The phablet, then, offers
the perk of fitting in pockets—albeit roomy pockets—while increasing that
all-precious factor of screen real estate.
In a Feb.
3 report, Canalys said that tablet shipments during the fourth quarter of
2011 had reached 26.5 million units, for a 2011 total of 63.2 million units.
The Apple iPad accounted for 15.4 million of the quarter's shipments.

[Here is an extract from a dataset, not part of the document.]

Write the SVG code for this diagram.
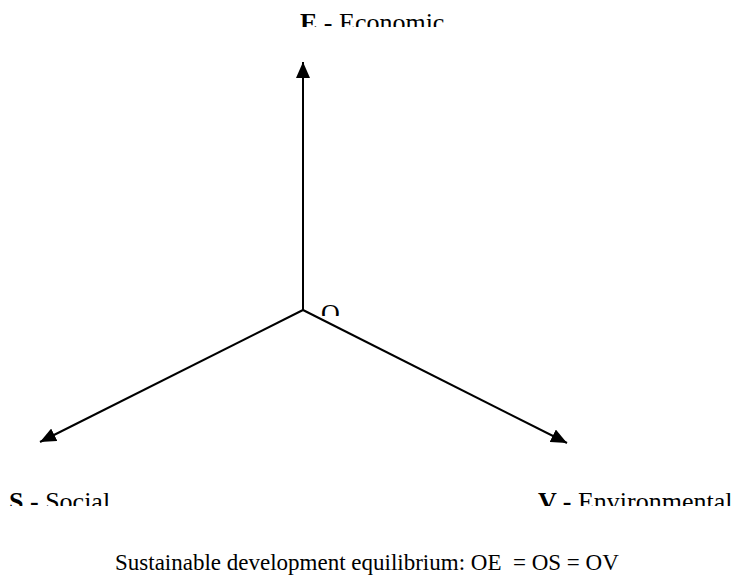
<svg xmlns="http://www.w3.org/2000/svg" width="739" height="588" viewBox="0 0 739 588">
<style>
text{font-family:"Liberation Serif","Times New Roman",serif;fill:#000}
.lbl{font-size:26px}
.cap{font-size:23px}
.axis{stroke:#000;stroke-width:2;fill:none}
</style>
<defs>
<marker id="ah" viewBox="0 0 16 14" refX="16" refY="7" markerWidth="16" markerHeight="14" markerUnits="userSpaceOnUse" orient="auto">
<path d="M0,0 L16,7 L0,14 Z" fill="#000"/>
</marker>
<clipPath id="cE"><rect x="280" y="0" width="220" height="27"/></clipPath>
<clipPath id="cS"><rect x="0" y="480" width="739" height="26"/></clipPath>
<clipPath id="cO"><rect x="310" y="295" width="40" height="21"/></clipPath>
</defs>
<rect width="739" height="588" fill="#fff"/>
<g id="connectors">
<line class="axis" x1="303" y1="310" x2="303" y2="62" marker-end="url(#ah)"/>
<line class="axis" x1="303" y1="310" x2="40" y2="442" marker-end="url(#ah)"/>
<line class="axis" x1="303" y1="310" x2="567" y2="443" marker-end="url(#ah)"/>
</g>
<g id="node-E"><text class="lbl" x="300" y="31" clip-path="url(#cE)"><tspan font-weight="bold">E</tspan> - Economic</text></g>
<g id="node-O"><text class="lbl" x="321" y="322" clip-path="url(#cO)">O</text></g>
<g id="node-S"><text class="lbl" x="9" y="510" clip-path="url(#cS)"><tspan font-weight="bold">S -</tspan> Social</text></g>
<g id="node-V"><text class="lbl" x="538" y="510" clip-path="url(#cS)"><tspan font-weight="bold">V -</tspan> Environmental</text></g>
<g id="caption"><text class="cap" x="115" y="570">Sustainable development equilibrium: OE&#160; = OS = OV</text></g>
</svg>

Canalys rolls tablet sales
into PC figures—and still reported that smartphone sales during the quarter
had, for the first time, passed PC shipments. It also does interesting math in
choosing to count Google-branded Samsung smartphones as Google products—a
distinction that made Apple the No. 1 smartphone seller for the year, instead
of Samsung, as research firm IHS
iSuppli had determined.
By IHS' figures, Samsung
shipped 95 million smartphones in 2011, to Apple's 93 million. During the
fourth quarter, Apple moved 37 million iPhones, while Samsung moved 36 million
smartphones.
"Samsung advanced in
2011 because of its strategy of offering a complete line of smartphone
products, spanning a variety of price points, features and operating
systems," IHS Senior Analyst Wayne Lam said in a statement. "This
enabled Samsung to move past perennial market leader Nokia and to slightly
exceed Apple's total for the year."
The introduction of
fence-straddling phablets may make quarterly tallies even trickier for the
analysts, though happy news for Samsung either way.